Subscription models of financial advice emerge

Subscription models of financial advice are emerging in the US, the Personal Finance Society's conference heard yesterday (November 22).

Financial planning business consultant Brett Davidson said this was part of a growing trend of companies turning to subscription and membership models.

He cited the example of Dollar Shave Club, an American company that allows people to sign up and pay a monthly fee to have razor blades sent to them on a regular basis.

Mr Davidson said the concept of charging on the basis of assets under management had come in for criticism lately, but he pointed out that many high quality advice firms still used this model, which suggested it wasn't inherently flawed.
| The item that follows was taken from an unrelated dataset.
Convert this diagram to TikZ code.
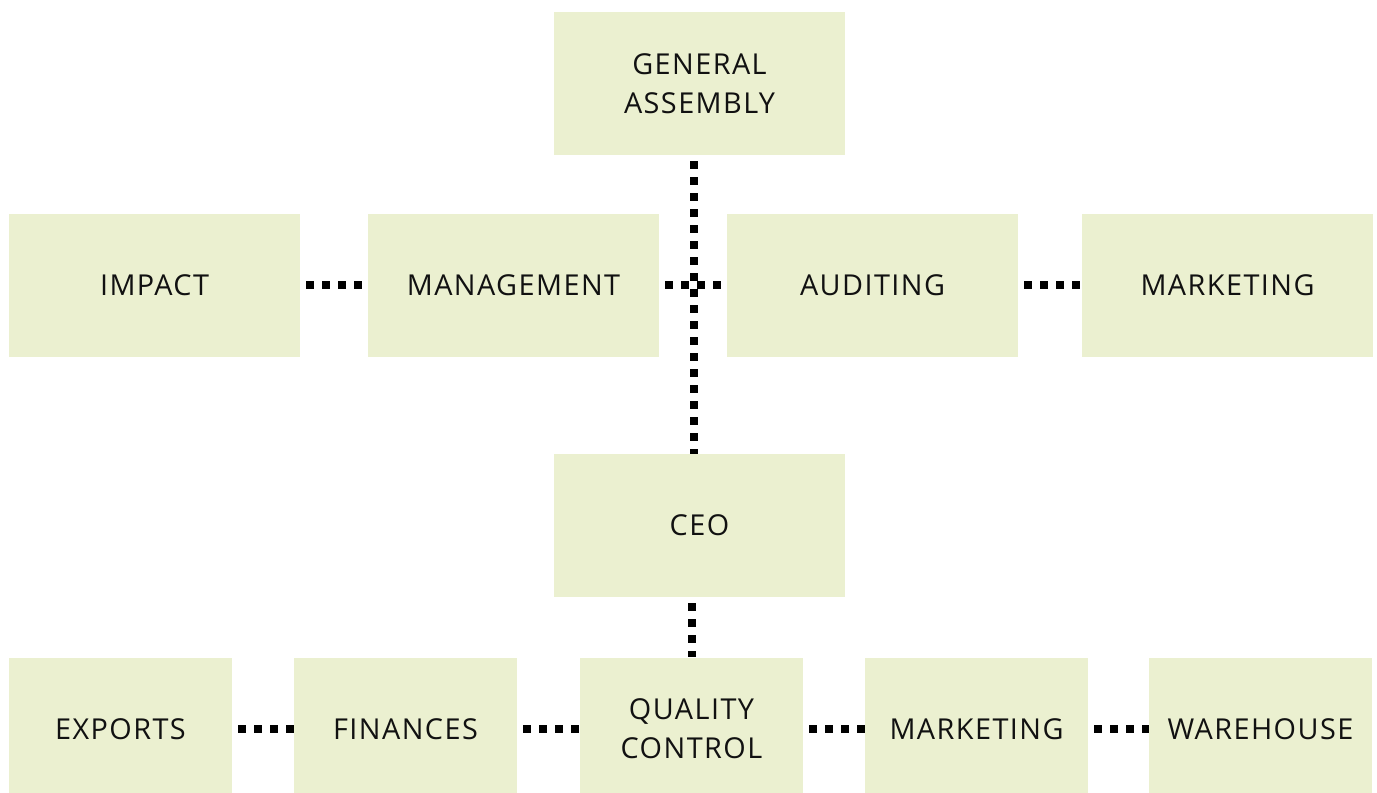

He said: "Around 80 per cent of consumers are demanding alternatives to buying something outright, including things like subscription models and sharing.

"These companies have turned a product into a service."

One of the American examples he cited was Grove Financial Planning, which charges its members $600 (£466) a year, which includes a personalised investment portfolio and a review with an adviser every three months.

But Mr Davidson said: "When you get a little bit deeper into these models, the subscription is the starting point but if you want extras it is going to cost and you are going to pay hourly rates and flat fees."

He said it would be perfectly plausible for a financial adviser to earn a decent revenue from a subscription model.

But Mr Davidson said: "If you were starting today, you could make some version of that work.

"For me it has never been about the price, it has always been about the value. If I look at the robo-advisers, for me it is not that cheap if you look at what you get.

"We could be better at letting clients know where we add value. How you charge for what you do - I don't think that is a real issue."